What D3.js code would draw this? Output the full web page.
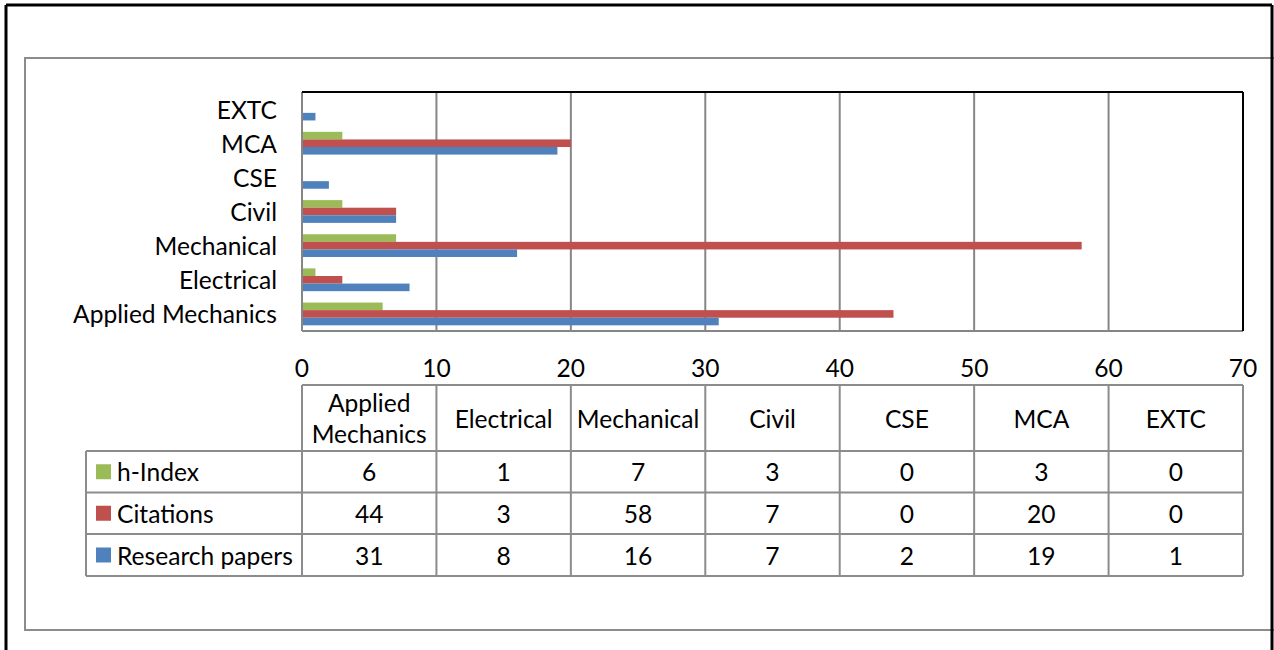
<!DOCTYPE html>
<html>
<head>
<meta charset="utf-8">
<script src="https://cdnjs.cloudflare.com/ajax/libs/d3/7.8.5/d3.min.js"></script>
<style>
html,body{margin:0;padding:0;background:#fff;}
svg{display:block;}
</style>
</head>
<body>
<svg id="chart" width="1274" height="650"></svg>
<script>
// ---- data ----
const categories = ["Applied Mechanics","Electrical","Mechanical","Civil","CSE","MCA","EXTC"];
const seriesNames = ["h-Index","Citations","Research papers"];
const hIndex = [6,1,7,3,0,3,0];
const citations = [44,3,58,7,0,20,0];
const researchPapers = [31,8,16,7,2,19,1];
const xTicks = [0,10,20,30,40,50,60,70];
const headerLines = [["Applied","Mechanics"],["Electrical"],["Mechanical"],["Civil"],["CSE"],["MCA"],["EXTC"]];

const seriesValues = [hIndex, citations, researchPapers];
const colors = ["#9BBB59","#C0504D","#4F81BD"];

const svg = d3.select("#chart");
const FONT = "Lato, 'Open Sans', sans-serif";

// fit font size so "Applied Mechanics" is ~204px wide (Calibri-like metrics)
const probe = svg.append("text").attr("font-family", FONT).attr("font-size", 100).text("Applied Mechanics");
const w100 = probe.node().getComputedTextLength();
probe.remove();
const fs = Math.min(26, 100 * 204 / w100);

// frames
svg.append("rect").attr("x",25).attr("y",58).attr("width",1260).attr("height",572)
  .attr("fill","none").attr("stroke","#8c8c8c").attr("stroke-width",2);
svg.append("line").attr("x1",6).attr("y1",5).attr("x2",1272).attr("y2",5).attr("stroke","#000").attr("stroke-width",3);
svg.append("line").attr("x1",6).attr("y1",5).attr("x2",6).attr("y2",650).attr("stroke","#000").attr("stroke-width",3);
svg.append("line").attr("x1",1272).attr("y1",5).attr("x2",1272).attr("y2",650).attr("stroke","#000").attr("stroke-width",3);

// plot area
const pL = 302, pR = 1243, pT = 92, pB = 331;
const x = d3.scaleLinear().domain([0,70]).range([pL, pR]);
const y = d3.scaleBand().domain(categories.slice().reverse()).range([pT, pB]).padding(0);
const ySub = d3.scaleBand().domain(seriesNames).range([0, y.bandwidth()]).paddingInner(0).paddingOuter(0.75);

// gridlines
const grid = svg.append("g");
grid.selectAll("line").data(xTicks.slice(1, -1)).join("line")
  .attr("x1", d => x(d)).attr("x2", d => x(d))
  .attr("y1", pT).attr("y2", pB)
  .attr("stroke", "#868686").attr("stroke-width", 2);

// bars
seriesNames.forEach((s, si) => {
  svg.append("g").selectAll("rect").data(categories.map((c, i) => ({c, v: seriesValues[si][i]})))
    .join("rect")
    .attr("x", x(0))
    .attr("y", d => y(d.c) + ySub(s))
    .attr("width", d => x(d.v) - x(0))
    .attr("height", ySub.bandwidth())
    .attr("fill", colors[si]);
});

// plot borders
svg.append("line").attr("x1",pL).attr("x2",pR).attr("y1",pB).attr("y2",pB).attr("stroke","#868686").attr("stroke-width",2);
svg.append("line").attr("x1",pL).attr("x2",pL).attr("y1",pT).attr("y2",pB).attr("stroke","#868686").attr("stroke-width",2);
svg.append("line").attr("x1",pL).attr("x2",pR).attr("y1",pT).attr("y2",pT).attr("stroke","#000").attr("stroke-width",2);
svg.append("line").attr("x1",pR).attr("x2",pR).attr("y1",pT).attr("y2",pB).attr("stroke","#000").attr("stroke-width",2);

// category labels
svg.append("g").selectAll("text").data(categories).join("text")
  .attr("x", 277).attr("y", d => y(d) + y.bandwidth()/2)
  .attr("text-anchor","end").attr("dominant-baseline","central")
  .attr("font-family", FONT).attr("font-size", fs).attr("fill","#000")
  .text(d => d);

// x tick labels
svg.append("g").selectAll("text").data(xTicks).join("text")
  .attr("x", d => x(d)).attr("y", 367)
  .attr("text-anchor","middle").attr("dominant-baseline","central")
  .attr("font-family", FONT).attr("font-size", fs).attr("fill","#000")
  .text(d => d);

// data table
const tTop = 385, hBottom = 451, rowYs = [451, 492.5, 534, 576], legLeft = 86;
const colW = (pR - pL) / categories.length;
const tbl = svg.append("g");
const gray = "#8c8c8c";
tbl.append("line").attr("x1",pL).attr("x2",pR).attr("y1",tTop).attr("y2",tTop).attr("stroke",gray).attr("stroke-width",2);
rowYs.forEach(yy => tbl.append("line").attr("x1",legLeft).attr("x2",pR).attr("y1",yy).attr("y2",yy).attr("stroke",gray).attr("stroke-width",2));
tbl.append("line").attr("x1",legLeft).attr("x2",legLeft).attr("y1",hBottom).attr("y2",rowYs[3]).attr("stroke",gray).attr("stroke-width",2);
d3.range(categories.length + 1).forEach(i => {
  const xx = pL + i * colW;
  tbl.append("line").attr("x1",xx).attr("x2",xx).attr("y1",tTop).attr("y2",rowYs[3]).attr("stroke",gray).attr("stroke-width",2);
});

// header text
categories.forEach((c, i) => {
  const cx = pL + (i + 0.5) * colW;
  const lines = headerLines[i];
  const lh = 31;
  lines.forEach((ln, li) => {
    tbl.append("text")
      .attr("x", cx).attr("y", (tTop + hBottom)/2 + (li - (lines.length - 1)/2) * lh)
      .attr("text-anchor","middle").attr("dominant-baseline","central")
      .attr("font-family", FONT).attr("font-size", fs).attr("fill","#000")
      .text(ln);
  });
});

// rows
seriesNames.forEach((s, si) => {
  const cy = (rowYs[si] + rowYs[si+1]) / 2;
  tbl.append("rect").attr("x", 96).attr("y", cy - 7.5).attr("width", 15).attr("height", 15).attr("fill", colors[si]);
  tbl.append("text").attr("x", 117).attr("y", cy)
    .attr("dominant-baseline","central")
    .attr("font-family", FONT).attr("font-size", fs).attr("fill","#000")
    .text(s);
  seriesValues[si].forEach((v, i) => {
    tbl.append("text").attr("x", pL + (i + 0.5) * colW).attr("y", cy)
      .attr("text-anchor","middle").attr("dominant-baseline","central")
      .attr("font-family", FONT).attr("font-size", fs).attr("fill","#000")
      .text(v);
  });
});
</script>
</body>
</html>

**WHAT YOU SHOULD DO**. Every line above should be returned word for word, with the pictures left behind.

**RESULT FOR THIS TASK**.
What D3.js code would draw this? Output the full web page.
<!DOCTYPE html>
<html>
<head>
<meta charset="utf-8">
<script src="https://cdnjs.cloudflare.com/ajax/libs/d3/7.8.5/d3.min.js"></script>
<style>
html,body{margin:0;padding:0;background:#fff;}
svg{display:block;}
</style>
</head>
<body>
<svg id="chart" width="1274" height="650"></svg>
<script>
// ---- data ----
const categories = ["Applied Mechanics","Electrical","Mechanical","Civil","CSE","MCA","EXTC"];
const seriesNames = ["h-Index","Citations","Research papers"];
const hIndex = [6,1,7,3,0,3,0];
const citations = [44,3,58,7,0,20,0];
const researchPapers = [31,8,16,7,2,19,1];
const xTicks = [0,10,20,30,40,50,60,70];
const headerLines = [["Applied","Mechanics"],["Electrical"],["Mechanical"],["Civil"],["CSE"],["MCA"],["EXTC"]];

const seriesValues = [hIndex, citations, researchPapers];
const colors = ["#9BBB59","#C0504D","#4F81BD"];

const svg = d3.select("#chart");
const FONT = "Lato, 'Open Sans', sans-serif";

// fit font size so "Applied Mechanics" is ~204px wide (Calibri-like metrics)
const probe = svg.append("text").attr("font-family", FONT).attr("font-size", 100).text("Applied Mechanics");
const w100 = probe.node().getComputedTextLength();
probe.remove();
const fs = Math.min(26, 100 * 204 / w100);

// frames
svg.append("rect").attr("x",25).attr("y",58).attr("width",1260).attr("height",572)
  .attr("fill","none").attr("stroke","#8c8c8c").attr("stroke-width",2);
svg.append("line").attr("x1",6).attr("y1",5).attr("x2",1272).attr("y2",5).attr("stroke","#000").attr("stroke-width",3);
svg.append("line").attr("x1",6).attr("y1",5).attr("x2",6).attr("y2",650).attr("stroke","#000").attr("stroke-width",3);
svg.append("line").attr("x1",1272).attr("y1",5).attr("x2",1272).attr("y2",650).attr("stroke","#000").attr("stroke-width",3);

// plot area
const pL = 302, pR = 1243, pT = 92, pB = 331;
const x = d3.scaleLinear().domain([0,70]).range([pL, pR]);
const y = d3.scaleBand().domain(categories.slice().reverse()).range([pT, pB]).padding(0);
const ySub = d3.scaleBand().domain(seriesNames).range([0, y.bandwidth()]).paddingInner(0).paddingOuter(0.75);

// gridlines
const grid = svg.append("g");
grid.selectAll("line").data(xTicks.slice(1, -1)).join("line")
  .attr("x1", d => x(d)).attr("x2", d => x(d))
  .attr("y1", pT).attr("y2", pB)
  .attr("stroke", "#868686").attr("stroke-width", 2);

// bars
seriesNames.forEach((s, si) => {
  svg.append("g").selectAll("rect").data(categories.map((c, i) => ({c, v: seriesValues[si][i]})))
    .join("rect")
    .attr("x", x(0))
    .attr("y", d => y(d.c) + ySub(s))
    .attr("width", d => x(d.v) - x(0))
    .attr("height", ySub.bandwidth())
    .attr("fill", colors[si]);
});

// plot borders
svg.append("line").attr("x1",pL).attr("x2",pR).attr("y1",pB).attr("y2",pB).attr("stroke","#868686").attr("stroke-width",2);
svg.append("line").attr("x1",pL).attr("x2",pL).attr("y1",pT).attr("y2",pB).attr("stroke","#868686").attr("stroke-width",2);
svg.append("line").attr("x1",pL).attr("x2",pR).attr("y1",pT).attr("y2",pT).attr("stroke","#000").attr("stroke-width",2);
svg.append("line").attr("x1",pR).attr("x2",pR).attr("y1",pT).attr("y2",pB).attr("stroke","#000").attr("stroke-width",2);

// category labels
svg.append("g").selectAll("text").data(categories).join("text")
  .attr("x", 277).attr("y", d => y(d) + y.bandwidth()/2)
  .attr("text-anchor","end").attr("dominant-baseline","central")
  .attr("font-family", FONT).attr("font-size", fs).attr("fill","#000")
  .text(d => d);

// x tick labels
svg.append("g").selectAll("text").data(xTicks).join("text")
  .attr("x", d => x(d)).attr("y", 367)
  .attr("text-anchor","middle").attr("dominant-baseline","central")
  .attr("font-family", FONT).attr("font-size", fs).attr("fill","#000")
  .text(d => d);

// data table
const tTop = 385, hBottom = 451, rowYs = [451, 492.5, 534, 576], legLeft = 86;
const colW = (pR - pL) / categories.length;
const tbl = svg.append("g");
const gray = "#8c8c8c";
tbl.append("line").attr("x1",pL).attr("x2",pR).attr("y1",tTop).attr("y2",tTop).attr("stroke",gray).attr("stroke-width",2);
rowYs.forEach(yy => tbl.append("line").attr("x1",legLeft).attr("x2",pR).attr("y1",yy).attr("y2",yy).attr("stroke",gray).attr("stroke-width",2));
tbl.append("line").attr("x1",legLeft).attr("x2",legLeft).attr("y1",hBottom).attr("y2",rowYs[3]).attr("stroke",gray).attr("stroke-width",2);
d3.range(categories.length + 1).forEach(i => {
  const xx = pL + i * colW;
  tbl.append("line").attr("x1",xx).attr("x2",xx).attr("y1",tTop).attr("y2",rowYs[3]).attr("stroke",gray).attr("stroke-width",2);
});

// header text
categories.forEach((c, i) => {
  const cx = pL + (i + 0.5) * colW;
  const lines = headerLines[i];
  const lh = 31;
  lines.forEach((ln, li) => {
    tbl.append("text")
      .attr("x", cx).attr("y", (tTop + hBottom)/2 + (li - (lines.length - 1)/2) * lh)
      .attr("text-anchor","middle").attr("dominant-baseline","central")
      .attr("font-family", FONT).attr("font-size", fs).attr("fill","#000")
      .text(ln);
  });
});

// rows
seriesNames.forEach((s, si) => {
  const cy = (rowYs[si] + rowYs[si+1]) / 2;
  tbl.append("rect").attr("x", 96).attr("y", cy - 7.5).attr("width", 15).attr("height", 15).attr("fill", colors[si]);
  tbl.append("text").attr("x", 117).attr("y", cy)
    .attr("dominant-baseline","central")
    .attr("font-family", FONT).attr("font-size", fs).attr("fill","#000")
    .text(s);
  seriesValues[si].forEach((v, i) => {
    tbl.append("text").attr("x", pL + (i + 0.5) * colW).attr("y", cy)
      .attr("text-anchor","middle").attr("dominant-baseline","central")
      .attr("font-family", FONT).attr("font-size", fs).attr("fill","#000")
      .text(v);
  });
});
</script>
</body>
</html>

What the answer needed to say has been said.